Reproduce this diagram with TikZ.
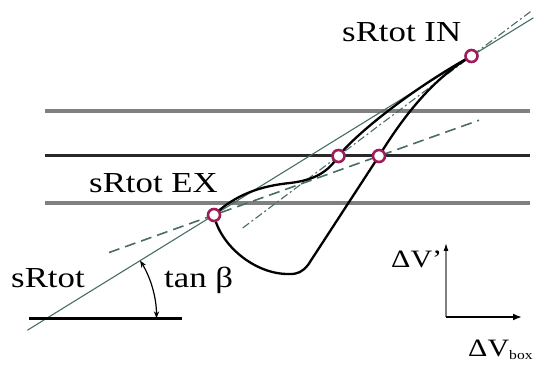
\documentclass[tikz,border=0pt]{standalone}
\usepackage{fontspec}
\setmainfont{Liberation Serif}
\usetikzlibrary{calc,arrows.meta}
\definecolor{loopPink}{RGB}{158,28,88}
\definecolor{slopeTeal}{RGB}{72,108,102}
\definecolor{bandGray}{RGB}{128,128,128}
\definecolor{bandDark}{RGB}{40,40,40}

\begin{document}
\begin{tikzpicture}[x=1pt,y=-1pt,
  lbl/.style={font=\fontsize{29}{32}\selectfont, xscale=1.2, inner sep=0pt, anchor=base west},
  marker/.style={circle, draw=loopPink, line width=2.6pt, fill=white, minimum size=12pt, inner sep=0pt},
  band/.style={bandGray, line width=4.2pt},
  slope/.style={slopeTeal, line width=1.1pt},
  tangent/.style={slopeTeal, line width=1.6pt, dash pattern=on 11pt off 6pt},
  chord/.style={slopeTeal, line width=1.1pt, dash pattern=on 8pt off 3pt on 2pt off 3pt},
  cycle/.style={black, line width=2.3pt}]
\useasboundingbox (0,0) rectangle (538,371);

% operating points
\coordinate (in) at (471.5,56);
\coordinate (ex) at (214,215);
\coordinate (pa) at (338.5,156);
\coordinate (pb) at (379,156);

% bands
\draw[band] (45,111) -- (530,111);
\draw[band, bandDark, line width=3pt] (45,156) -- (530,156);
\draw[band] (45,203) -- (530,203);

% straight lines
\draw[slope] ($(in)!1.725!(ex)$) -- ($(ex)!1.24!(in)$);
\draw[tangent] ($(ex)!-0.636!(pb)$) -- ($(ex)!1.606!(pb)$);
\draw[chord] ($(pa)!-0.72!(in)$) -- ($(pa)!1.46!(in)$);

% cycle
\draw[cycle] (ex) .. controls (220,245) and (255,275) .. (290,274)
  .. controls (298,274) and (302,272) .. (308,265) -- (pb)
  .. controls (400,122) and (430,80) .. (in);
\draw[cycle] (ex) .. controls (235,195) and (260,186) .. (290,183)
  .. controls (315,180) and (328,172) .. (pa)
  .. controls (355,135) and (410,90) .. (in);

\node[marker] (inmark) at (in) {};
\node[marker] (exmark) at (ex) {};
\node[marker] (pamark) at (pa) {};
\node[marker] (pbmark) at (pb) {};

% angle
\coordinate (vtx) at (46.5,318.3);
\coordinate (beta) at ($(vtx)+(-31.7:110)$);
\draw[black, line width=3pt] (29,318.3) -- (182,318.3);
\draw[black, line width=1.2pt, {Stealth[length=7pt]}-{Stealth[length=7pt]}] (beta) arc[start angle=-31.7, end angle=0, radius=110];

% axes
\coordinate (o) at (446,317);
\coordinate (ytip) at (446,243);
\coordinate (xtip) at (522,317);
\draw[gray, line width=1.2pt, -{Latex[length=8pt,width=5pt,color=black]}] (o) -- (ytip);
\draw[black, line width=2.6pt, -{Latex[length=9pt,width=7pt]}] (o) -- (xtip);

% labels
\node[lbl] (inlbl) at (342,42) {sRtot IN};
\node[lbl] (exlbl) at (89,193) {sRtot EX};
\node[lbl] (srlbl) at (11,288) {sRtot};
\node[lbl] (tanlbl) at (164,288) {tan β};
\node[lbl, font=\fontsize{25}{28}\selectfont] (dvy) at (391,268) {ΔV'};
\node[lbl, font=\fontsize{25}{28}\selectfont] (dvx) at (468,356) {ΔV\textsubscript{\fontsize{13}{13}\selectfont box}};
\end{tikzpicture}
\end{document}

**WHAT TO DO:** Leave out the pictures, then repeat the listing above exactly from its first line to the line with "(pb) at (379,156);", inclusive.

**ANSWER TO THE EXERCISE:**
Reproduce this diagram with TikZ.
\documentclass[tikz,border=0pt]{standalone}
\usepackage{fontspec}
\setmainfont{Liberation Serif}
\usetikzlibrary{calc,arrows.meta}
\definecolor{loopPink}{RGB}{158,28,88}
\definecolor{slopeTeal}{RGB}{72,108,102}
\definecolor{bandGray}{RGB}{128,128,128}
\definecolor{bandDark}{RGB}{40,40,40}

\begin{document}
\begin{tikzpicture}[x=1pt,y=-1pt,
  lbl/.style={font=\fontsize{29}{32}\selectfont, xscale=1.2, inner sep=0pt, anchor=base west},
  marker/.style={circle, draw=loopPink, line width=2.6pt, fill=white, minimum size=12pt, inner sep=0pt},
  band/.style={bandGray, line width=4.2pt},
  slope/.style={slopeTeal, line width=1.1pt},
  tangent/.style={slopeTeal, line width=1.6pt, dash pattern=on 11pt off 6pt},
  chord/.style={slopeTeal, line width=1.1pt, dash pattern=on 8pt off 3pt on 2pt off 3pt},
  cycle/.style={black, line width=2.3pt}]
\useasboundingbox (0,0) rectangle (538,371);

% operating points
\coordinate (in) at (471.5,56);
\coordinate (ex) at (214,215);
\coordinate (pa) at (338.5,156);
\coordinate (pb) at (379,156);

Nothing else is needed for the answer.